Pick the areas that matter most right now. Maybe it is bedtime chaos. Maybe it is sibling hitting. Maybe it is your child’s constant refusal when asked to do basic tasks. Start there. Practice the same language and follow-through until it becomes more natural.
It also helps to make boundaries easier to enforce. If ending tablet time is always a fight, use a visible timer and keep the charging station outside bedrooms. If leaving the house is hard, pack bags and shoes before the last minute. Good boundaries are not only spoken. They are supported by the environment.
How to set boundaries with kids without feeling harsh
A lot of loving parents worry that boundaries will damage connection. In reality, the opposite is usually true. Children feel more secure when the adult is acting like the adult.
The part that can feel harsh is not the boundary itself.

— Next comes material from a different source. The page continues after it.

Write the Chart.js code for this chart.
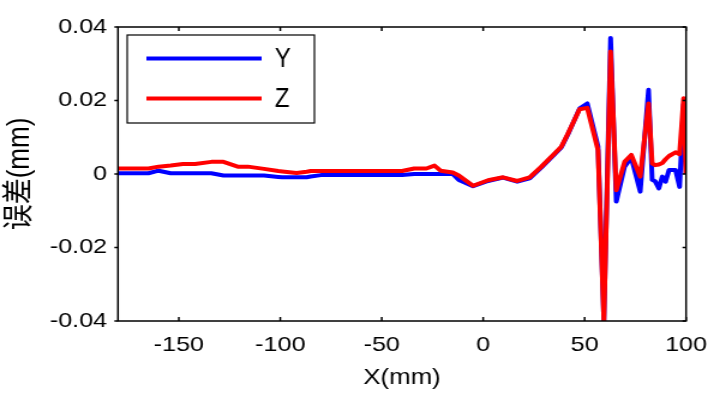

It is the discomfort that comes when your child is unhappy and you do not rescue them from that feeling right away. But your child’s disappointment is not proof that you were unkind. Sometimes love looks like warmth plus limits.
You can be deeply empathetic and still hold the line. “I know you wanted one more show” and “No, we’re done for tonight” can exist in the same sentence. That balance teaches children something powerful: feelings are welcome, but not every feeling gets to decide what happens.
If you lose your cool, that does not erase the boundary. Repair matters too. You can come back and say, “I was right to stop that behavior, but I should not have yelled.” That models accountability without abandoning the limit.
Over time, strong boundaries tend to reduce drama, not increase it. Not instantly, and not perfectly. Some children adjust quickly, while others test every edge before settling. But clear limits help family life feel less chaotic and more predictable, which benefits everyone in the home.
If you are working on how to set boundaries with kids, give yourself permission to be both kind and firm. Your child does not need a perfect parent with the perfect script. They need a steady one who means what they say, makes room for feelings, and keeps showing up with calm leadership.